Today we are forced to share some sad news - yesterday many of our domains were seized again. We should highlight that the majority of the seized domains were not mirrors of the Z-Library website. Instead, they were separate sub-projects, containing only books in rare languages of the world, and their blocking is perplexing. For instance, these domains included books in Tamil, Mongolian, Catalan, Urdu, Pashto, and other languages:
Over the 15 years of the project’s existence, we’ve managed to collect an impressive collection of rare texts in many uncommon languages. These domains featured many unique texts that can’t be found anywhere else, including rare books, documents, and manuscripts. All of this is a priceless heritage, contributing to the preservation and study of world cultures, and serving as important material for researchers in linguistics, anthropology, and history.

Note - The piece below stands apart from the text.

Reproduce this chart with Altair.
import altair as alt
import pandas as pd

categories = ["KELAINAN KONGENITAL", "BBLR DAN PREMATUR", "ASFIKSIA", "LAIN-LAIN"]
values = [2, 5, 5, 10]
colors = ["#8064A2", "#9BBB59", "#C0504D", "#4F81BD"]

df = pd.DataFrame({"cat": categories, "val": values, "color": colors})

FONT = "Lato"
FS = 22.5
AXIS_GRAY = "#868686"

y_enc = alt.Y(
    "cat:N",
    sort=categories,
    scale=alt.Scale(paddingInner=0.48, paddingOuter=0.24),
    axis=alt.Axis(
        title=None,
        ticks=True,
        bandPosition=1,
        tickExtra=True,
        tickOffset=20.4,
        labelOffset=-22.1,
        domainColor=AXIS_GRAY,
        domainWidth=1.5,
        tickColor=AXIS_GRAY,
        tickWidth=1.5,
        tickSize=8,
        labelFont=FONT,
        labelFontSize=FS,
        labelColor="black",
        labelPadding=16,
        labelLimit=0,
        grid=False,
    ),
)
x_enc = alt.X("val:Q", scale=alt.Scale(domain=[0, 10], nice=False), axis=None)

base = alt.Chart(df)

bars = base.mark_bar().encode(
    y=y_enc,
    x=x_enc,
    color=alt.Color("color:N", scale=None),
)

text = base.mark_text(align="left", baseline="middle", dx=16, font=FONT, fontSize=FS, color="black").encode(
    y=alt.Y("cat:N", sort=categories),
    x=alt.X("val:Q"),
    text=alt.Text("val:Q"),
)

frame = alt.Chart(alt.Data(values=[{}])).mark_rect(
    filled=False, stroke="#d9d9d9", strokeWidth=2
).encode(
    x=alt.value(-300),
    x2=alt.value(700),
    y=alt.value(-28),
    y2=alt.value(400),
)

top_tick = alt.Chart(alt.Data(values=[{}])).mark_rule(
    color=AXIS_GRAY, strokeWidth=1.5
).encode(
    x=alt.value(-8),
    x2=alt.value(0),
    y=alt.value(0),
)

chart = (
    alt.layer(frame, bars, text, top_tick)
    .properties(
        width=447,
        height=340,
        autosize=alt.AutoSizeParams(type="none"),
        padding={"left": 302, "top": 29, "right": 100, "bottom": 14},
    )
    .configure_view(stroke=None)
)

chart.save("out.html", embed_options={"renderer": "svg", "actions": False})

Z-Library also states in the blog post that they did not lose the files, just the domains.
Did torrents become extinct? Or even something like ipfs?
Torrents aren’t a great option for a niche thing that doesn’t have a wide audience.
You can find torrents here if you’re willing to seed 181TB for the full dataset, or 43TB for just zlibrary https://annas-archive.org/torrents
Jesus, how is it even possible to have 181TB on a single computer?
8 20TB drives in a Z2 array
Lots of drives 😜 It’s not so unimaginable on servers but less so on personal computers.
Torrents suck for things that aren’t all that popular. Once the last seeder stops seeding, that torrent is useless.
I once left a torrent on for ~three years at 50%, obviously no one seeded that anymore. one day i realised it was completed, and i have no idea when. now i only streamed my high sea amusements, i don’t even have a torrent client on anymore, but i like to think that the three copies seeded from mine (based on uploaded data) is still out there somewhere.
torrents can definitely die. no seeders = no life.